A regarder de près, ce communiqué prête à équivoque en ce sens où la SONEDE ne dit pas si les structures interpellées doivent prendre leurs précautions et stocker la moindre goutte de pluie qui tombe en prévision d’une sécheresse ou entretenir leurs réservoirs pour atténuer les dégâts que pourraient provoquer d’éventuelles inondations, à l’horizon. Car tout est possible avec le changement climatique.

La problématique de la gouvernance de l’eau demeure totale

Il faut reconnaître qu’au regard des piètres résultats obtenus, depuis des décennies, la problématique de la mauvaise gouvernance du secteur de l’eau demeure totale tant que la SONEDE et sa tutelle -le ministère de l’Agriculture- continuent à exercer le monopole sur ce secteur transversal et fort lucratif.

Il n’est pas inutile de rappeler que les barrages sont construits avec des crédits payés par le contribuable et les eaux retenues dans ces ouvrages sont vendues à ce même contribuable. Ce qui est demandé à la SONEDE,  c’est à la limite bien gérer cette manne, entretenir les ouvrages et se faire payer par les clients. Mais malheureusement elle ne l’a pas fait depuis plusieurs décennies.

Est-il besoin de rappeler les fuites d’eau générées par la dégradations des canalisations d’adduction d’eau potable dans le seul Grand Tunis équivalent la capacité de rétention d’un barrage comme celui de Ben Metir au nord-ouest (plus de 50 millions de mètres cubes) ?

Est-ce nécessaire de rappeler également que le déficit financier de la SONEDE est dû, en grande partie, à son inaptitude à se faire payer par les établissements et entreprises publics (hôpitaux, prisons, ministères, mosquées, écoles…) ?

A signaler, dans le même contexte, le rôle nocif que joue le ministère de l’Agriculture dans l’affectation de 80% des ressources hydrauliques au secteur qu’elle gère, en l’occurrence l’agriculture (13% du PIB), et ce sans résultats probants en matière de production agricole suffisante et régulière, et surtout an matière d’autosuffisance alimentaire.

Pis, en l’absence de tout contrôle, ce ministère tolère que des lobbys opérant dans l’irrigué utilisent, en période de sécheresse, l’eau potable de la SONEDE pour irriguer leurs exploitations et répercuter les surcoûts sur les prix de vente au détail, en toute impunité.

L’enjeu des prix

Ces lobbys sont encouragés par les prix de la SONEDE. Ces derniers sont maintenus, apparemment exprès, à un niveau très bas (soit 200 millimes le mètre cube), sous prétexte qu’ils sont adaptés au pouvoir d’achat des Tunisiens démunis alors que l’écrasante majorité de ces derniers n’est pas raccordée au réseau de la SONEDE.

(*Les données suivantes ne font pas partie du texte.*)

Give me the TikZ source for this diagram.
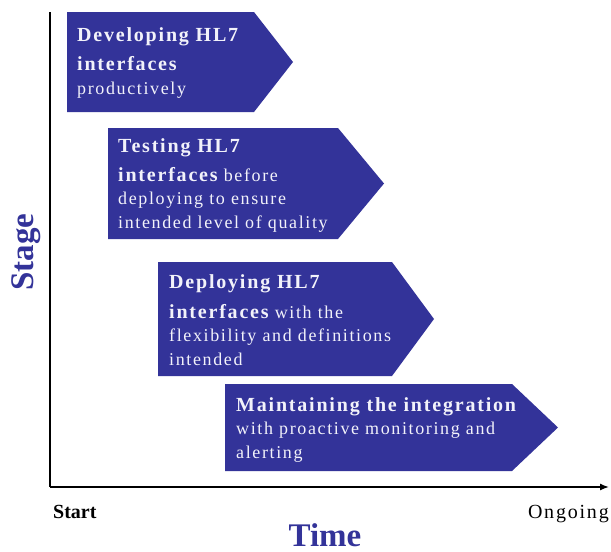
\documentclass[tikz,border=0pt]{standalone}
\usepackage{fontspec}
\setmainfont{Liberation Serif}
\newfontfamily\boxfont[LetterSpace=9]{Liberation Serif}
\usetikzlibrary{arrows.meta}
\definecolor{stageblue}{HTML}{333399}
\definecolor{stagewhite}{HTML}{F2F2FA}
\tikzset{
        stagearrow/.style = {fill=stageblue, draw=none},
        stagetext/.style = {anchor=base west, inner sep=0pt, align=left,
            text=stagewhite, font=\boxfont\fontsize{18}{23.5}\selectfont},
        axis/.style = {draw, line width=1.4pt},
        axislabel/.style = {text=stageblue, inner sep=0pt,
            font=\bfseries\fontsize{33}{36}\selectfont},
        endlabel/.style = {anchor=base, inner sep=0pt},
    }
\newcommand{\hl}[1]{{\fontsize{20}{23.5}\selectfont\bfseries #1}}

\begin{document}
\begin{tikzpicture}[x=1pt,y=-1pt]
    \useasboundingbox (0,0) rectangle (611,552);

    % axes
    \coordinate (top) at (50,12);
    \coordinate (origin) at (50,487);
    \coordinate (right) at (609,487);
    \draw[axis] (top) -- (origin);
    \draw[axis, -{Latex[length=9pt,width=7pt]}] (origin) -- (right);

    % stage arrows
    \fill[stagearrow] (67,12) -- (254,12) -- (293,62) -- (254,112) -- (67,112) -- cycle;
    \fill[stagearrow] (108,128) -- (338,128) -- (384,183.5) -- (338,239) -- (108,239) -- cycle;
    \fill[stagearrow] (158,262) -- (392,262) -- (434,319) -- (392,376) -- (158,376) -- cycle;
    \fill[stagearrow] (225,384) -- (512,384) -- (558,427.5) -- (512,471) -- (225,471) -- cycle;

    % texts sit on the baseline of their last line
    \node[stagetext] (develop) at (77,94)
        {\hl{Developing HL7}\\[6pt]\hl{interfaces}\\productively};
    \node[stagetext] (testing) at (118,228)
        {\hl{Testing HL7}\\[5pt]\hl{interfaces} before\\deploying to ensure\\intended level of quality};
    \node[stagetext] (deploy) at (169,365)
        {\hl{Deploying HL7}\\[6pt]\hl{interfaces} with the\\flexibility and definitions\\intended};
    \node[stagetext] (maintain) at (236,458)
        {\hl{Maintaining the integration}\\with proactive monitoring and\\alerting};

    % axis labels
    \node[endlabel, anchor=base west, font=\bfseries\fontsize{20}{24}\selectfont] (start) at (53,518) {Start};
    \node[endlabel, anchor=base east, font=\boxfont\fontsize{20}{24}\selectfont] (ongoing) at (609,518) {Ongoing};
    \node[axislabel, anchor=base] (time) at (325,546) {Time};
    \node[axislabel, anchor=base, rotate=90] (stage) at (34,252) {Stage};
\end{tikzpicture}
\end{document}
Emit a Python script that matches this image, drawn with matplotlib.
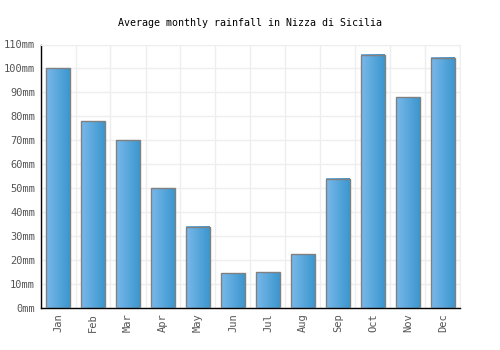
import numpy as np
import matplotlib
matplotlib.use("Agg")
import matplotlib.pyplot as plt
from matplotlib.colors import LinearSegmentedColormap

months = ["Jan", "Feb", "Mar", "Apr", "May", "Jun", "Jul", "Aug", "Sep", "Oct", "Nov", "Dec"]
rainfall = [100, 78, 70, 50, 34, 14.5, 15, 22.5, 54, 105.7, 88, 104.5]
yticks = list(range(0, 111, 10))
ytick_labels = [f"{v}mm" for v in yticks]
title = "Average monthly rainfall in Nizza di Sicilia"

plt.rcParams['font.family'] = ['DejaVu Sans Mono']

fig = plt.figure(figsize=(5, 3.5), dpi=100)
ax = fig.add_axes([40.5/500, 1-308/350, 420/500, (308-44.5)/350])

x = np.arange(len(months))
width = 0.67
cmap = LinearSegmentedColormap.from_list("g", ["#7ab8ea", "#3b97cf"])
grad = np.linspace(0, 1, 64).reshape(1, -1)

bars = ax.bar(x, rainfall, width=width, facecolor="none", edgecolor="#808080", linewidth=1, zorder=3)
for b in bars:
    x0, w, h = b.get_x(), b.get_width(), b.get_height()
    ax.imshow(grad, cmap=cmap, extent=[x0, x0 + w, 0, h], aspect="auto", zorder=2, interpolation="bilinear")

ax.set_xlim(-0.5, len(months) - 0.5)
ax.set_ylim(0, 110)
ax.set_yticks(yticks)
ax.set_yticklabels(ytick_labels)
ax.set_xticks(x)
ax.set_xticklabels(months, rotation=90)
ax.tick_params(axis="both", length=0, colors="#555555", labelsize=7.5, pad=4)

ax.set_xticks(np.arange(-0.5, len(months) + 0.5, 1), minor=True)
ax.grid(True, which="minor", axis="x", color="#eeeeee", linewidth=1, zorder=0)
ax.grid(True, which="major", axis="y", color="#eeeeee", linewidth=1, zorder=0)
ax.tick_params(which="minor", length=0)

ax.spines["top"].set_color("#eeeeee")
ax.spines["right"].set_color("#eeeeee")
ax.spines["left"].set_color("black")
ax.spines["bottom"].set_color("black")
ax.spines["left"].set_linewidth(1)
ax.spines["bottom"].set_linewidth(1)
ax.set_axisbelow(True)

fig.text(0.5, 1 - 23/350, title, ha="center", va="center", fontsize=7.2, color="black")

fig.savefig("out.png", dpi=100)
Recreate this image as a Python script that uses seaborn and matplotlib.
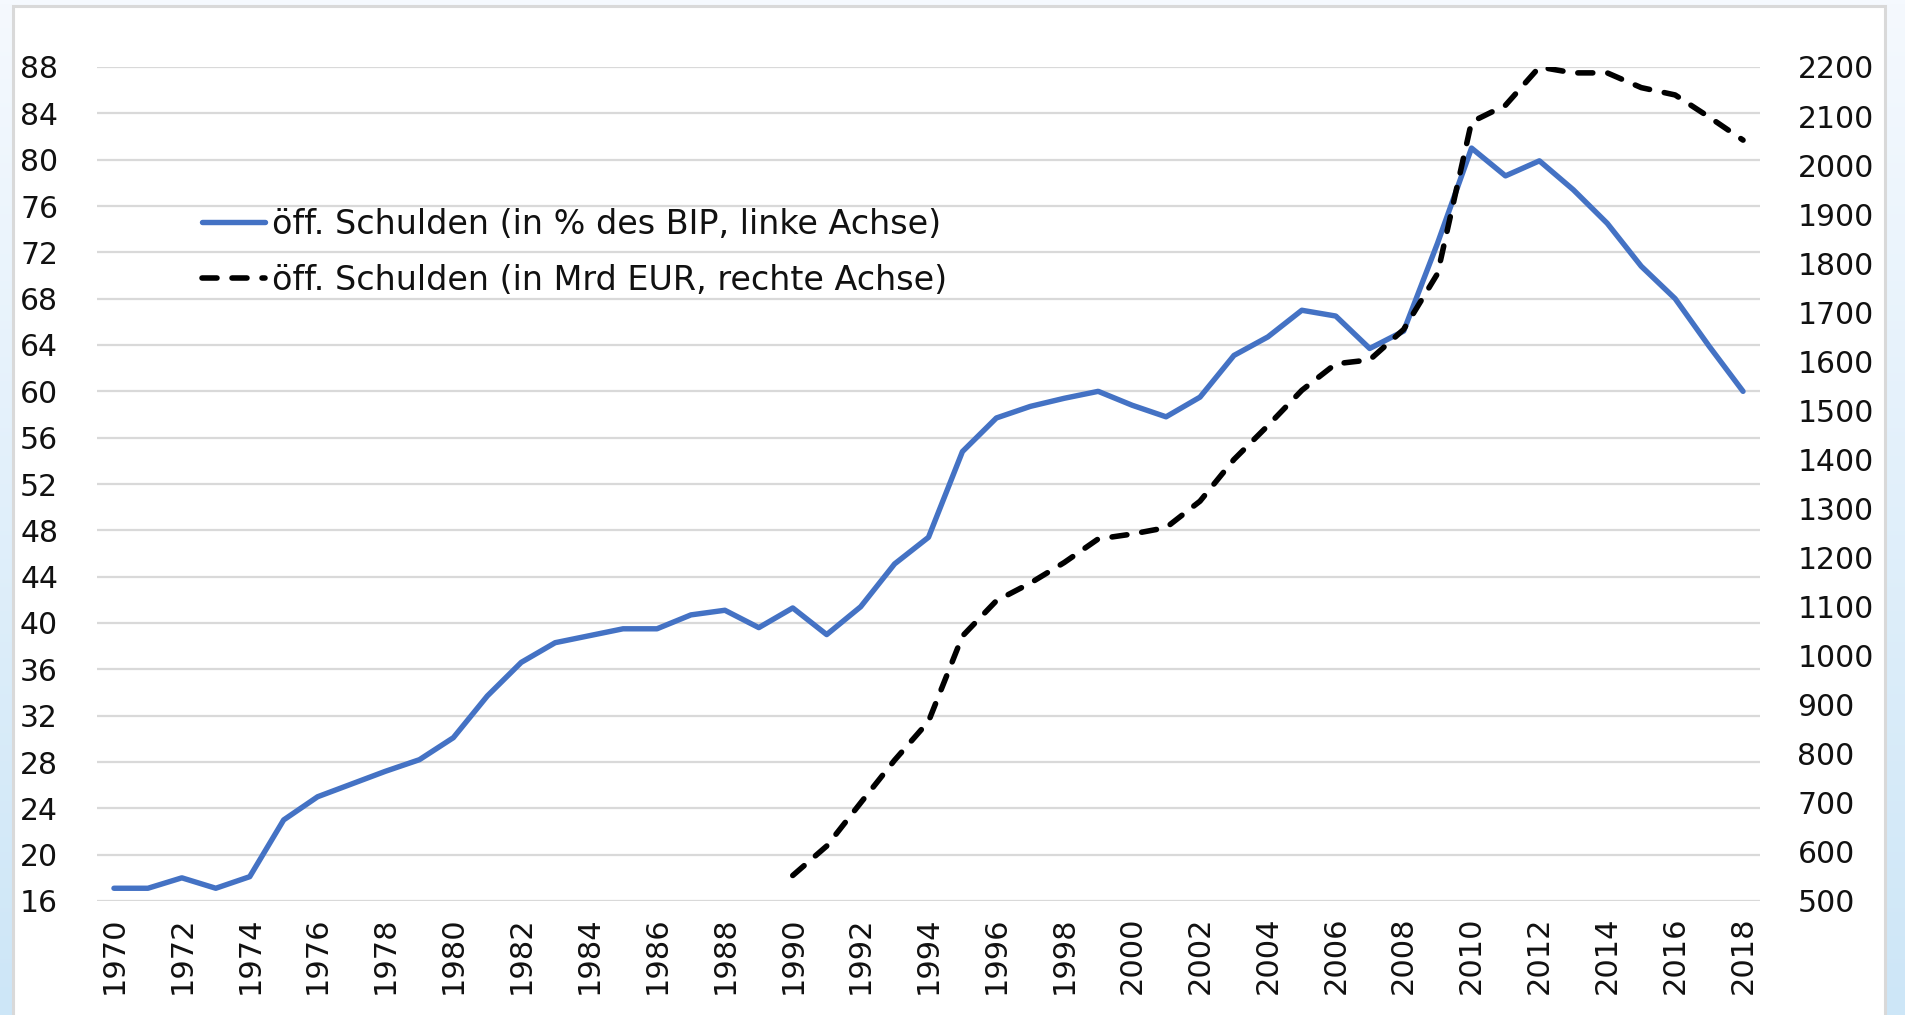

Et quand ils sont alimentés en eau potable par le biais d’associations d’usagers organisés en groupements hydriques, particulièrement dans le monde rural, ils le payent au prix fort 1 300 millimes le mètre cube.

Toujours à propos de prix, la SONEDE, pour contourner les protestations et contestations de sa mauvaise gestion du secteur, serait en train de s’orienter vers le dessalement de l’eau de mer dont le prix au détail est estimé à 3 500 dinars le mètre cube.

Pour Raoudha Gavrach, experte en ressources hydrauliques, qui a constamment critiqué la mauvaise gouvernance de l’eau en Tunisie, l’option pour le dessalement de l’eau de mer n’est pas la bonne solution. «Ce qu’il faut entreprendre en priorité, a-t-elle conseillé, c’est appliquer la loi à tous ceux qui utilisent illégalement les eaux souterraines (3 500 puits anarchiques à Sidi Bouzid), au secteur public (administration, établissements et entreprises publics) qui ne veulent pas payer leur facture d’eau et à renouveler le réseau des canalisations vétustes».

Le message est on ne peut plus clair.